Provided material start

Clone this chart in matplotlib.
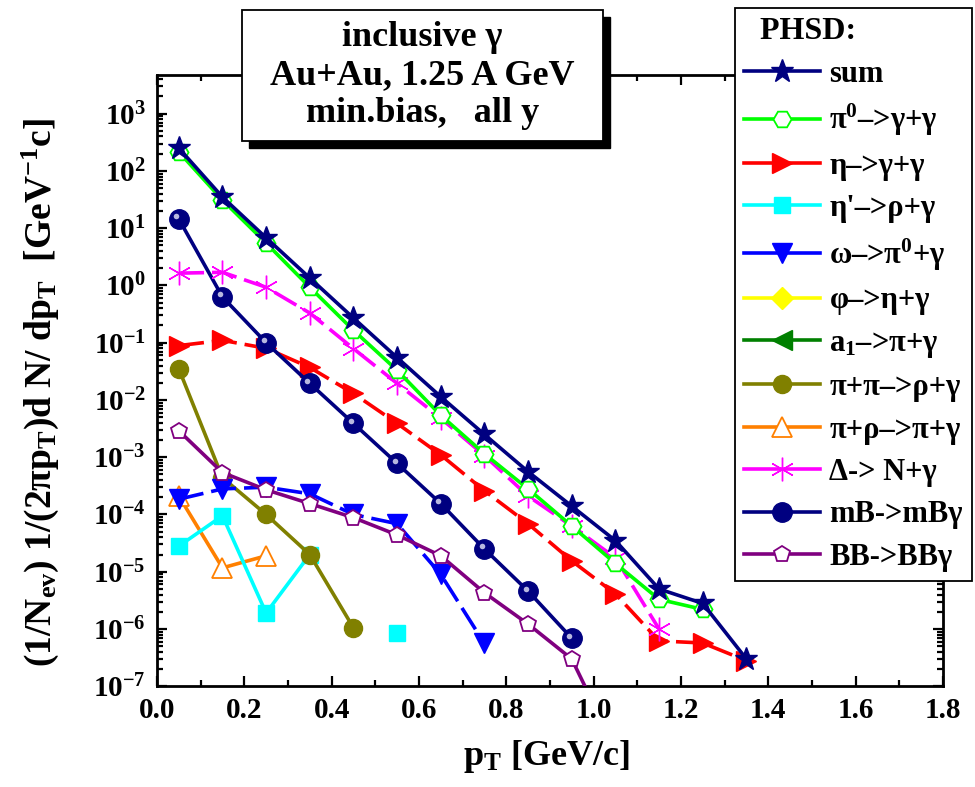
import numpy as np
import matplotlib
matplotlib.use('Agg')
import matplotlib.pyplot as plt
from matplotlib.lines import Line2D
from matplotlib.patches import Rectangle
from matplotlib.transforms import ScaledTranslation
from matplotlib.ticker import LogLocator, MultipleLocator, FormatStrFormatter, NullFormatter

plt.rcParams['font.family'] = ['Liberation Serif', 'DejaVu Serif']
plt.rcParams['font.weight'] = 'bold'
plt.rcParams['axes.labelweight'] = 'bold'
plt.rcParams['mathtext.fontset'] = 'custom'
plt.rcParams['mathtext.rm'] = 'Liberation Serif:bold'
plt.rcParams['mathtext.it'] = 'Liberation Serif:bold'
plt.rcParams['mathtext.bf'] = 'Liberation Serif:bold'
plt.rcParams['mathtext.default'] = 'regular'

# pT bin centres [GeV/c]
pt = [0.05, 0.15, 0.25, 0.35, 0.45, 0.55, 0.65, 0.75, 0.85, 0.95, 1.05, 1.15, 1.25, 1.35]

sum_y = [250, 35, 6.8, 1.35, 0.27, 0.055, 0.0114, 2.5e-3, 5.6e-4, 1.4e-4, 3.5e-5, 5.0e-6, 2.8e-6, 3.0e-7]
pi0_y = [215, 31, 5.5, 0.93, 0.165, 0.033, 5.4e-3, 1.15e-3, 2.8e-4, 6.3e-5, 1.4e-5, 3.3e-6, 2.2e-6]
eta_y = [0.089, 0.11, 0.08, 0.037, 0.013, 3.9e-3, 1.1e-3, 2.6e-4, 6.9e-5, 1.55e-5, 4.1e-6, 6.2e-7, 5.7e-7, 2.8e-7]
etap_y = [2.8e-5, 9.5e-5, 1.9e-6, 2.0e-5, np.nan, 8.5e-7]
omega_y = [1.85e-4, 2.8e-4, 3.0e-4, 2.3e-4, 1.0e-4, 6.9e-5, 9e-6, 5.6e-7]
phi_y = []
a1_y = []
pipi_y = [0.035, 4.4e-4, 1.0e-4, 2.0e-5, 1.05e-6]
pirho_y = [2.1e-4, 1.17e-5, 1.9e-5]
delta_y = [1.64, 1.7, 0.93, 0.33, 0.079, 0.0195, 4.8e-3, 1.07e-3, 2.1e-4, 6.3e-5, 1.75e-5, 1.0e-6]
mb_y = [14.5, 0.63, 0.10, 0.0195, 3.9e-3, 7.8e-4, 1.55e-4, 2.5e-5, 4.6e-6, 6.9e-7]
bb_y = [2.9e-3, 5.4e-4, 2.7e-4, 1.55e-4, 8.8e-5, 4.4e-5, 1.9e-5, 4.3e-6, 1.22e-6, 3.0e-7, 8e-9]

labels = ['sum', r'π$^{0}$–>γ+γ', 'η–>γ+γ', "η'–>ρ+γ", r'ω–>π$^{0}$+γ', 'φ–>η+γ',
          r'a$_{1}$–>π+γ', 'π+π–>ρ+γ', 'π+ρ–>π+γ', 'Δ-> N+γ', 'mB->mBγ', 'BB->BBγ']

# (y, color, marker, size, filled, dashed, zorder)
styles = [
    (sum_y, '#000080', '*', 17, True, False, 10),
    (pi0_y, '#00ff00', 'H', 13, False, False, 8),
    (eta_y, '#ff0000', '>', 14, True, True, 6),
    (etap_y, '#00ffff', 's', 11, True, False, 3),
    (omega_y, '#0000ff', 'v', 14, True, True, 5),
    (phi_y, '#ffff00', 'D', 11, True, False, 2),
    (a1_y, '#008000', '<', 14, True, False, 2),
    (pipi_y, '#808000', 'o', 13, True, False, 4),
    (pirho_y, '#ff8000', '^', 14, False, False, 2),
    (delta_y, '#ff00ff', (6, 2, 0), 17, True, True, 7),
    (mb_y, '#000080', 'o', 14, True, False, 6),
    (bb_y, '#800080', 'p', 12, False, False, 5),
]

fig = plt.figure(figsize=(9.75, 7.87), dpi=100)
ax = fig.add_axes([0.161, 0.128, 0.806, 0.777])

handles = []
for (y, c, m, ms, filled, dashed, z), lab in zip(styles, labels):
    x = pt[:len(y)]
    mfc = c if filled else 'white'
    ls = (0, (7, 2.2)) if dashed else '-'
    mew = 1.0 if filled else 1.3
    ax.plot(x, y, color=c, lw=2.6, ls=ls, marker=m, ms=ms, mfc=mfc, mec=c,
            mew=mew, zorder=z)
    handles.append(Line2D([], [], color=c, lw=2.6, marker=m, ms=ms, mfc=mfc, mec=c, mew=mew))

# highlight on mB spheres
hl = ax.transData + ScaledTranslation(-0.025, 0.025, fig.dpi_scale_trans)
ax.plot(pt[:len(mb_y)], mb_y, ls='none', marker='o', ms=4, color='#b8b8e0', mec='none',
        transform=hl, zorder=6.5)

ax.set_yscale('log')
ax.set_xlim(0, 1.8)
ax.set_ylim(1e-7, 10 ** 3.68)
ax.xaxis.set_major_locator(MultipleLocator(0.2))
ax.xaxis.set_minor_locator(MultipleLocator(0.1))
ax.xaxis.set_major_formatter(FormatStrFormatter('%.1f'))
ax.yaxis.set_major_locator(LogLocator(base=10, numticks=20))
ax.yaxis.set_minor_locator(LogLocator(base=10, subs=np.arange(2, 10), numticks=20))
ax.yaxis.set_minor_formatter(NullFormatter())
ax.tick_params(which='both', direction='in', top=True, right=True, width=1.6, labelsize=21)
ax.tick_params(which='major', length=7, pad=8)
ax.tick_params(which='minor', length=4)
for s in ax.spines.values():
    s.set_linewidth(2)

ax.set_xlabel(r'p$_{T}$ [GeV/c]', fontsize=26)
ax.xaxis.set_label_coords(0.495, -0.085)
ax.set_ylabel(r'(1/N$_{ev}$) 1/(2πp$_{T}$)d N/ dp$_{T}$  [GeV$^{-1}$c]', fontsize=27)
ax.yaxis.set_label_coords(-0.122, 0.48)

leg = ax.legend(handles, labels, title='  PHSD:', loc='upper right',
                bbox_to_anchor=(972 / 975, 1 - 8 / 787), bbox_transform=fig.transFigure,
                fontsize=22, title_fontsize=23, frameon=True, fancybox=False,
                edgecolor='black', framealpha=1, handlelength=2.5, handletextpad=0.3,
                labelspacing=0.44, borderpad=0.3, borderaxespad=0, alignment='left')
leg.get_frame().set_linewidth(1.3)
leg.set_zorder(20)

# info box with shadow
bx, by, bw, bh = 242 / 975, 1 - 141 / 787, 361 / 975, 131 / 787
fig.add_artist(Rectangle((bx + 7 / 975, by - 7 / 787), bw, bh, transform=fig.transFigure,
                         facecolor='black', edgecolor='black', zorder=5))
fig.add_artist(Rectangle((bx, by), bw, bh, transform=fig.transFigure,
                         facecolor='white', edgecolor='black', lw=1.3, zorder=6))
for i, t in enumerate(['inclusive γ', 'Au+Au, 1.25 A GeV', 'min.bias,   all y']):
    fig.text(bx + bw / 2, 1 - (38 + 38 * i) / 787, t, ha='center', va='center',
             fontsize=26, zorder=7)

fig.savefig('out.png', dpi=100)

Provided material end

## Aim of the exercise
Skip the pictures and restate exactly the lines from the beginning of the listing to the line with "1.15, 1.25, 1.35]", that line included.

## The completed task
Clone this chart in matplotlib.
import numpy as np
import matplotlib
matplotlib.use('Agg')
import matplotlib.pyplot as plt
from matplotlib.lines import Line2D
from matplotlib.patches import Rectangle
from matplotlib.transforms import ScaledTranslation
from matplotlib.ticker import LogLocator, MultipleLocator, FormatStrFormatter, NullFormatter

plt.rcParams['font.family'] = ['Liberation Serif', 'DejaVu Serif']
plt.rcParams['font.weight'] = 'bold'
plt.rcParams['axes.labelweight'] = 'bold'
plt.rcParams['mathtext.fontset'] = 'custom'
plt.rcParams['mathtext.rm'] = 'Liberation Serif:bold'
plt.rcParams['mathtext.it'] = 'Liberation Serif:bold'
plt.rcParams['mathtext.bf'] = 'Liberation Serif:bold'
plt.rcParams['mathtext.default'] = 'regular'

# pT bin centres [GeV/c]
pt = [0.05, 0.15, 0.25, 0.35, 0.45, 0.55, 0.65, 0.75, 0.85, 0.95, 1.05, 1.15, 1.25, 1.35]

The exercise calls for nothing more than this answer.